## The task
Your task is to copy every line of the records below that contains "chart".

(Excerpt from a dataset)
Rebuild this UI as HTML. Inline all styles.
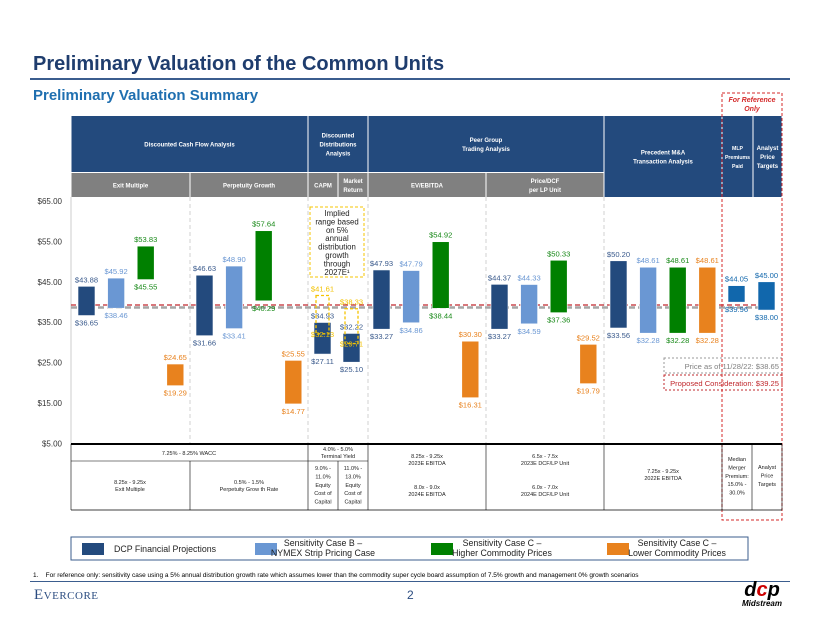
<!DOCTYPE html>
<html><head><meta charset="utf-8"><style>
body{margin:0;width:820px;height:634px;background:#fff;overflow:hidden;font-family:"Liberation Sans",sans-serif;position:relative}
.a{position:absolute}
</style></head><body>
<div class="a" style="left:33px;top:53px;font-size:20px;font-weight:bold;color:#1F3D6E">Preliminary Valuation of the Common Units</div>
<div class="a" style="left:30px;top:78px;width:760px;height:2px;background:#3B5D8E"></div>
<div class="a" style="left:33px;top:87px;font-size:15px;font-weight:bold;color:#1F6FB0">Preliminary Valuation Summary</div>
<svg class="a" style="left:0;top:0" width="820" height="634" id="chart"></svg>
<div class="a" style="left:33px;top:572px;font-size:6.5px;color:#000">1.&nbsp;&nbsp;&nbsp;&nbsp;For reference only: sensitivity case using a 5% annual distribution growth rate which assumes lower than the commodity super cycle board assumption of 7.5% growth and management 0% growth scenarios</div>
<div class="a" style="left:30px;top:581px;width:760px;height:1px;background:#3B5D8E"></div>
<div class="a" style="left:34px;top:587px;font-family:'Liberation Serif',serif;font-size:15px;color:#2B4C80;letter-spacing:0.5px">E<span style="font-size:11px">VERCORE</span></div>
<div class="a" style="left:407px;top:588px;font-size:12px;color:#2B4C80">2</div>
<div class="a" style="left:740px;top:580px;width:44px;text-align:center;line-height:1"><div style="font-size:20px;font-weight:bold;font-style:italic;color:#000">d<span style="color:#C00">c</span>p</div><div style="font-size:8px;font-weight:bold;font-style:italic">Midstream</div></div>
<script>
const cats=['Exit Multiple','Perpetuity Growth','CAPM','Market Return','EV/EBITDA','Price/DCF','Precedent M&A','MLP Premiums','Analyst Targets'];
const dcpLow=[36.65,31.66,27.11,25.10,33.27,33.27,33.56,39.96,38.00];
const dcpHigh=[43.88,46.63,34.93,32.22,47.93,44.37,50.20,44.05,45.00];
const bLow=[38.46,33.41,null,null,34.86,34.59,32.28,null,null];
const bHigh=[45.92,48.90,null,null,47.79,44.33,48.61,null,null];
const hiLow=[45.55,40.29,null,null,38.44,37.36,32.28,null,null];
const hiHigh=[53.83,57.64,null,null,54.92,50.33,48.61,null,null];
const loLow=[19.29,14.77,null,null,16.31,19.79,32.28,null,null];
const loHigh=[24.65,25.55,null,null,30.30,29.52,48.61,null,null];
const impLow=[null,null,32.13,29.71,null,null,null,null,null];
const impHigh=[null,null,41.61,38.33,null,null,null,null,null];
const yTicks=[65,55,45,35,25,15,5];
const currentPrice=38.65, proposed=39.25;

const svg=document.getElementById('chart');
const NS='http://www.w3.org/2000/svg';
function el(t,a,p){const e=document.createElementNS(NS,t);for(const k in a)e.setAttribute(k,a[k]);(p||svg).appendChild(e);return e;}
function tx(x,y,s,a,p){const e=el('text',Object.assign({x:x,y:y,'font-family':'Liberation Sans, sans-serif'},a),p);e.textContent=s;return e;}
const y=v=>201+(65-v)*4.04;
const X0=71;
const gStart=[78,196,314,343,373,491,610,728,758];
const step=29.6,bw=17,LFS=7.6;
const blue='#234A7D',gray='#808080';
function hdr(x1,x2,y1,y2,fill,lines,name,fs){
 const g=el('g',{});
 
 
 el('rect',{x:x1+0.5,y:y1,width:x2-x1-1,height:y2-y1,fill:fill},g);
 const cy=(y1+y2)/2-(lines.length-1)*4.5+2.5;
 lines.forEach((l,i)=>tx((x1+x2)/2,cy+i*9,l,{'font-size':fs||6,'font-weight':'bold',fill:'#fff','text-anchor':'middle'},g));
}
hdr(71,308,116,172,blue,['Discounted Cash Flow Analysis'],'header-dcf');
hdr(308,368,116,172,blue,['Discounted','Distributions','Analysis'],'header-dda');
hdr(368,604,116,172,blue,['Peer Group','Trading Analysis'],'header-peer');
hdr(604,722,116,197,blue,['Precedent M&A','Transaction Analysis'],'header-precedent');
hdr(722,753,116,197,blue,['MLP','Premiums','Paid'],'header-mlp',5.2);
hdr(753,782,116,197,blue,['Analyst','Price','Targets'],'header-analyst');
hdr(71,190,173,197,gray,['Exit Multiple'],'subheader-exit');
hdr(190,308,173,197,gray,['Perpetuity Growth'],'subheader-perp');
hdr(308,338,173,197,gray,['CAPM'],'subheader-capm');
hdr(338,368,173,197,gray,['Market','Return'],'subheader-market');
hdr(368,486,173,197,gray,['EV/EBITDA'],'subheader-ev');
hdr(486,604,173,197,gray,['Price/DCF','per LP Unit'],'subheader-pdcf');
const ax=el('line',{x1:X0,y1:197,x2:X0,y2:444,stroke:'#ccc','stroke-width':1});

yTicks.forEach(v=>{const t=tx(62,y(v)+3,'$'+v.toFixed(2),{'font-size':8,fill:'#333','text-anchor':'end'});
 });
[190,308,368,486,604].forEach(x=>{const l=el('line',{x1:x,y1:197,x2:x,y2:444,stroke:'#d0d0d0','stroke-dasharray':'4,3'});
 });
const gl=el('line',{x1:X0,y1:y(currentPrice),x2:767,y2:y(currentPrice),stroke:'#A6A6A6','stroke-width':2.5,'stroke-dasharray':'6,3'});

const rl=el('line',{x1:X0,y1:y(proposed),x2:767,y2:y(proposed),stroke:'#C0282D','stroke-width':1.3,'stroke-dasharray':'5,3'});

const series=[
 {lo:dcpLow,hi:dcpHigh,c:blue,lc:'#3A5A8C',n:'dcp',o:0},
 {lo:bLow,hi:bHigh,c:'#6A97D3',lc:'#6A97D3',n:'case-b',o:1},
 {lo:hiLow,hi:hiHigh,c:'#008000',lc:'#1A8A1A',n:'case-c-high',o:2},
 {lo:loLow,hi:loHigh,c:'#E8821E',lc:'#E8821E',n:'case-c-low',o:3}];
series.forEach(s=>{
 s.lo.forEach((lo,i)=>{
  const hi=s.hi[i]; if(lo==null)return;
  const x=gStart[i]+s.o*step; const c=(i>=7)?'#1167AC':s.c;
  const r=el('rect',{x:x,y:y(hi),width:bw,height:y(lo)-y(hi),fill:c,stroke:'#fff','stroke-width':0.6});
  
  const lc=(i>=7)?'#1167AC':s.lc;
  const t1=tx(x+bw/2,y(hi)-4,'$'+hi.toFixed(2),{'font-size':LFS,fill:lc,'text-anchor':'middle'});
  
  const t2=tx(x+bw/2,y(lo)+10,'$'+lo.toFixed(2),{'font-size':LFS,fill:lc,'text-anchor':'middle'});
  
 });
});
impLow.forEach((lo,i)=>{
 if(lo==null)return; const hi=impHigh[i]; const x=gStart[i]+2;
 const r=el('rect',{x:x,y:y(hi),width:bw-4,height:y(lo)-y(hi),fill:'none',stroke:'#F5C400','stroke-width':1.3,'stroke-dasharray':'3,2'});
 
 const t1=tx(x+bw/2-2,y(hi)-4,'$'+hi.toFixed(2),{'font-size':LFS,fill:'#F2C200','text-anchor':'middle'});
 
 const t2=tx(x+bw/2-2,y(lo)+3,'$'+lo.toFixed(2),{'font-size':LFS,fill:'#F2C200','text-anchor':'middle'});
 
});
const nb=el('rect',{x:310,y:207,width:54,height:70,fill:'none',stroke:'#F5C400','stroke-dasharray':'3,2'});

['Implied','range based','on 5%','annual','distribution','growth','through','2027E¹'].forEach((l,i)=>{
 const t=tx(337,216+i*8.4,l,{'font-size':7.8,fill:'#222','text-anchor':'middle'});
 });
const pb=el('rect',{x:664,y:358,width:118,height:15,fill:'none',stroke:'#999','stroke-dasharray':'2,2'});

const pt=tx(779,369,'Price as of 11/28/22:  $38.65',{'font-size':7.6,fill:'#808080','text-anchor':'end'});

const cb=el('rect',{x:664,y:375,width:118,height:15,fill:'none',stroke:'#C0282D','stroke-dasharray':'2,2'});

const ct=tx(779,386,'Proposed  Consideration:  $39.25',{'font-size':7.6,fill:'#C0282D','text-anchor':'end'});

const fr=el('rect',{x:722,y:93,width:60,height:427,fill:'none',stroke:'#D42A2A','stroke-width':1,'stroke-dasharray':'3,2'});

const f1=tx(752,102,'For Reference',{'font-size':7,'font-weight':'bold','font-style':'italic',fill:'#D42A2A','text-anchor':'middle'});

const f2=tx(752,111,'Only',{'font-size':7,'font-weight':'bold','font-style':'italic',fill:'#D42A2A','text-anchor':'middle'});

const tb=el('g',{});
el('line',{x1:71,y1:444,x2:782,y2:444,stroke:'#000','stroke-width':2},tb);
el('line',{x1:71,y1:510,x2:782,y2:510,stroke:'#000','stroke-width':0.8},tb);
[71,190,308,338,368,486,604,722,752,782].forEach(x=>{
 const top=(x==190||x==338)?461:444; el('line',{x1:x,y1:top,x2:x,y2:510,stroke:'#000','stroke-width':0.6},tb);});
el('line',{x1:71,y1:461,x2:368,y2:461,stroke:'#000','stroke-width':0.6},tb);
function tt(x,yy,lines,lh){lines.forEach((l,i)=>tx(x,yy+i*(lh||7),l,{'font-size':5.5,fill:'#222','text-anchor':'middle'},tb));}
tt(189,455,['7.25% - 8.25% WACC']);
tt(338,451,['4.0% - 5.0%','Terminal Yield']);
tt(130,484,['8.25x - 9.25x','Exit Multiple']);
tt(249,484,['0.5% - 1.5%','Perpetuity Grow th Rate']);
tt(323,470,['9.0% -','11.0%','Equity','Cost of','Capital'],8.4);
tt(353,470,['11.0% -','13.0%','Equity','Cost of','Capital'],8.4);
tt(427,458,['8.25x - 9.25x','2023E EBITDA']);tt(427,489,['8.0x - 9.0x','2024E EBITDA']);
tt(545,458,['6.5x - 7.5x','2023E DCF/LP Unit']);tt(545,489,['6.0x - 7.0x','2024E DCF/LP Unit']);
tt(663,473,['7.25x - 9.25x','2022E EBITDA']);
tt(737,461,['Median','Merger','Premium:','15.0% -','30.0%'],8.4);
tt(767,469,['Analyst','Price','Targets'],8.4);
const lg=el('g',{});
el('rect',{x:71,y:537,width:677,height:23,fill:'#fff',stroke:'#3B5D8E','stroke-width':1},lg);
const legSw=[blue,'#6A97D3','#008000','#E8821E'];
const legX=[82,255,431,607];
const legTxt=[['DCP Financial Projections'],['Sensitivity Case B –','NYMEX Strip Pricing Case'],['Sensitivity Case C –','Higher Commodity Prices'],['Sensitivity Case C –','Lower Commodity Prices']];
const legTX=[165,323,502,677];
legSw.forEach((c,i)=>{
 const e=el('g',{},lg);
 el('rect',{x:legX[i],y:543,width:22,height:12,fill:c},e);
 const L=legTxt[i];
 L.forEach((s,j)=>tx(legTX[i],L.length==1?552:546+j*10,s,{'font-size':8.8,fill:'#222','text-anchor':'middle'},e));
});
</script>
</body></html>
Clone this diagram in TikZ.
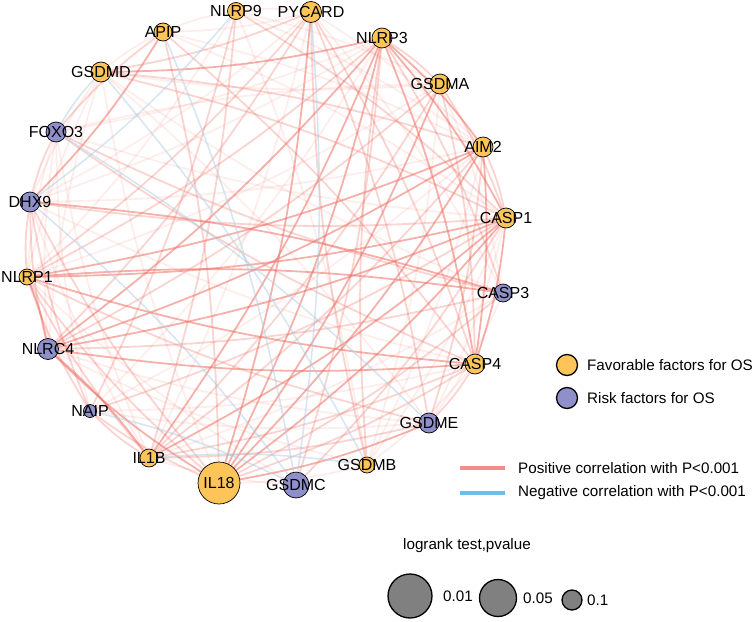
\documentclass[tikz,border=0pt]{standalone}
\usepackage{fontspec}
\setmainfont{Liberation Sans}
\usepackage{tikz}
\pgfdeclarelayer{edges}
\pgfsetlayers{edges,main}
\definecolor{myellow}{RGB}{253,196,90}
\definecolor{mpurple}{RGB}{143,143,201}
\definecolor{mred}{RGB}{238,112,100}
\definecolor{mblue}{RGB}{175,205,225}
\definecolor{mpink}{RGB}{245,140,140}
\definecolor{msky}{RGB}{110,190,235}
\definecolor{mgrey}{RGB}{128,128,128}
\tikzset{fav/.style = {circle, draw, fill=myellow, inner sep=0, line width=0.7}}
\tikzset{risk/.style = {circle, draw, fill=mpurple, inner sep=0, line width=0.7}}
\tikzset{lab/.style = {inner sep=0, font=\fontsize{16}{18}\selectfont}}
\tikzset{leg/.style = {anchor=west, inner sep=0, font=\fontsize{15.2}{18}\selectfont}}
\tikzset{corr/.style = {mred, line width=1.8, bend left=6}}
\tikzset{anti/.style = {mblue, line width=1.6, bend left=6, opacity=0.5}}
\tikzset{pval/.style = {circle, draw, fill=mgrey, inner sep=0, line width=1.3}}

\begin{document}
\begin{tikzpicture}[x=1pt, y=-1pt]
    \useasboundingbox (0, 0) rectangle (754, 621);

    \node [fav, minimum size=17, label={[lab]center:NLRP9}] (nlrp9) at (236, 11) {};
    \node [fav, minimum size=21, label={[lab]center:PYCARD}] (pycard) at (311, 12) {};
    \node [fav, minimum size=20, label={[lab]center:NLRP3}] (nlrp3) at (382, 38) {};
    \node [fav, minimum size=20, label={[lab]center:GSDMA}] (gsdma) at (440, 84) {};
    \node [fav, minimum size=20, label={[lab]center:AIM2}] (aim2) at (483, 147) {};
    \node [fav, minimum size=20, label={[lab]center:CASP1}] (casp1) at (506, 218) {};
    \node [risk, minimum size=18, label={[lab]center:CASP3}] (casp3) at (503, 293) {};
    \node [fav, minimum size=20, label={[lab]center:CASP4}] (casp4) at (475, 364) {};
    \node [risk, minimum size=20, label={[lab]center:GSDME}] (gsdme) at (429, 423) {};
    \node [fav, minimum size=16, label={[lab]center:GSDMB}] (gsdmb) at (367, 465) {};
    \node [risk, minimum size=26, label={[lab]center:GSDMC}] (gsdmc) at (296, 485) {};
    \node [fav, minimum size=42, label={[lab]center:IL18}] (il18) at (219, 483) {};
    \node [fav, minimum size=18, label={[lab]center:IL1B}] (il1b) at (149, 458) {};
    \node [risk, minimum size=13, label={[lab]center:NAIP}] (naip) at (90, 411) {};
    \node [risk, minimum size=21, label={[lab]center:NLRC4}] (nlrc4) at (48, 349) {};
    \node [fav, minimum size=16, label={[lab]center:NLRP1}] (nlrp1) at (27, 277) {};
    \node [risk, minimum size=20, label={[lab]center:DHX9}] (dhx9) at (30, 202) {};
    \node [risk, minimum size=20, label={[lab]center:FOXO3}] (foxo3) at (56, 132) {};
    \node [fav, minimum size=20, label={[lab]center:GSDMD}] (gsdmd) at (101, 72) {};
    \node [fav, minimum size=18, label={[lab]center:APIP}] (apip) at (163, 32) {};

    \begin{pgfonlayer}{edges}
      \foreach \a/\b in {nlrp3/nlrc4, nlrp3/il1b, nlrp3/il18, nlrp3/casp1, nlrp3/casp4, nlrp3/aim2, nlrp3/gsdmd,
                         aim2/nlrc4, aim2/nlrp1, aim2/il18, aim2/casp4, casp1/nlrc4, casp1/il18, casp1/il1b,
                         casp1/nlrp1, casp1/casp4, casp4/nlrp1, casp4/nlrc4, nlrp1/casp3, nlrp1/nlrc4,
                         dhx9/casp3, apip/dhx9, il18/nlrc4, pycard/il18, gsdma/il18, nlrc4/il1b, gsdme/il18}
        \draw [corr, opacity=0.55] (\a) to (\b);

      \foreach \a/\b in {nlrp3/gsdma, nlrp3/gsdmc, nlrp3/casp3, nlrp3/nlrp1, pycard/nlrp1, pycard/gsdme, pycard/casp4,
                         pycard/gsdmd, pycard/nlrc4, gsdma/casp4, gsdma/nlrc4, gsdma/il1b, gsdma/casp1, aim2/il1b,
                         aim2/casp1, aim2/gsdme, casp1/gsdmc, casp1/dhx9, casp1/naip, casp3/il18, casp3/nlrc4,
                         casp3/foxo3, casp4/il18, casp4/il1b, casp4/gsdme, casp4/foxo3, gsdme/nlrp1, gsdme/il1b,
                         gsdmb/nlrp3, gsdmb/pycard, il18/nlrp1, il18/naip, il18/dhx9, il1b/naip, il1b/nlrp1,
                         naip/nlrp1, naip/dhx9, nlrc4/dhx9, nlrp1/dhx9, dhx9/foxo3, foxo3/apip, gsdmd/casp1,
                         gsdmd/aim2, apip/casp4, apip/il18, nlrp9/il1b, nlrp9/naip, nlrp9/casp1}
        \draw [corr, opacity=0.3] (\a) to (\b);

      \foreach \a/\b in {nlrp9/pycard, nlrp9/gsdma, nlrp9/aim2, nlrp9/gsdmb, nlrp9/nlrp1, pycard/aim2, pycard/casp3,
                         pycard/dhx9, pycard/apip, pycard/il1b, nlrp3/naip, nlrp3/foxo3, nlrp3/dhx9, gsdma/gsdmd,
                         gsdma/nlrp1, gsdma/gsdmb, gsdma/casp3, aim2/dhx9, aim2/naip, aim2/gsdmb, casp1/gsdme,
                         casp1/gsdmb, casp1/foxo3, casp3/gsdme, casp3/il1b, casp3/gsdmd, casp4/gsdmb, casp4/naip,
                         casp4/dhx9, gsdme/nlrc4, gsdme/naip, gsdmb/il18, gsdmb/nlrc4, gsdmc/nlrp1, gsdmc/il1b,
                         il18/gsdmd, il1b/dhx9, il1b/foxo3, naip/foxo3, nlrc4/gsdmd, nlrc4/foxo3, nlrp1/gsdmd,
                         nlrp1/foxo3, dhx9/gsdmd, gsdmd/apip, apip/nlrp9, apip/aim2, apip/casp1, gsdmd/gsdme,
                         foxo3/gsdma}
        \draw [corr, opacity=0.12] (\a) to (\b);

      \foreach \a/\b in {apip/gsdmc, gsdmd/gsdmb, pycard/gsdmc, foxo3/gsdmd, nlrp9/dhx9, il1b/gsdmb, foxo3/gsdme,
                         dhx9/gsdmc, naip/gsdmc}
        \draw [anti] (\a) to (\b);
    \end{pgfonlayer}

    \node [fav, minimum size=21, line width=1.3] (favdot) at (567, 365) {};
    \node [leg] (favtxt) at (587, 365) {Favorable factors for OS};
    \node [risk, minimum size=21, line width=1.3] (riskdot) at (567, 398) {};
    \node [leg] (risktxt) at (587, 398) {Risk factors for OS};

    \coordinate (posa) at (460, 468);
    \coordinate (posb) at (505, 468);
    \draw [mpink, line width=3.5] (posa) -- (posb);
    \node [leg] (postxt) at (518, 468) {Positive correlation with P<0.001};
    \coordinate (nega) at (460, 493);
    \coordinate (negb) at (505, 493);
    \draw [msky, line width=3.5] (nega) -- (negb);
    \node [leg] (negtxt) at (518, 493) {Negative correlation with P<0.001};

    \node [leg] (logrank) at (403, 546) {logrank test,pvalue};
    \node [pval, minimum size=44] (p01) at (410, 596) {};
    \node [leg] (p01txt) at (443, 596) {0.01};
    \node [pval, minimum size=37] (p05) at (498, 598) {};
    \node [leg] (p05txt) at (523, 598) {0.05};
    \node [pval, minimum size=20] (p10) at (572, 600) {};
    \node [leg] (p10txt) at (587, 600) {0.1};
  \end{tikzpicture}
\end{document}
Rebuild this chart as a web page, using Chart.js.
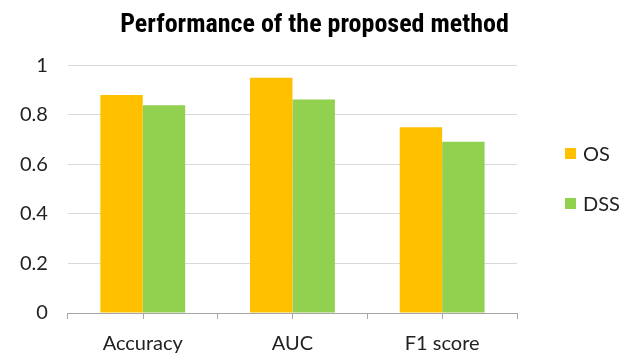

## Final result
<svg class="a" style="left:0;top:0" width="820" height="634" id="chart"></svg>
const svg=document.getElementById('chart');
Rebuild this chart as a web page, using Chart.js.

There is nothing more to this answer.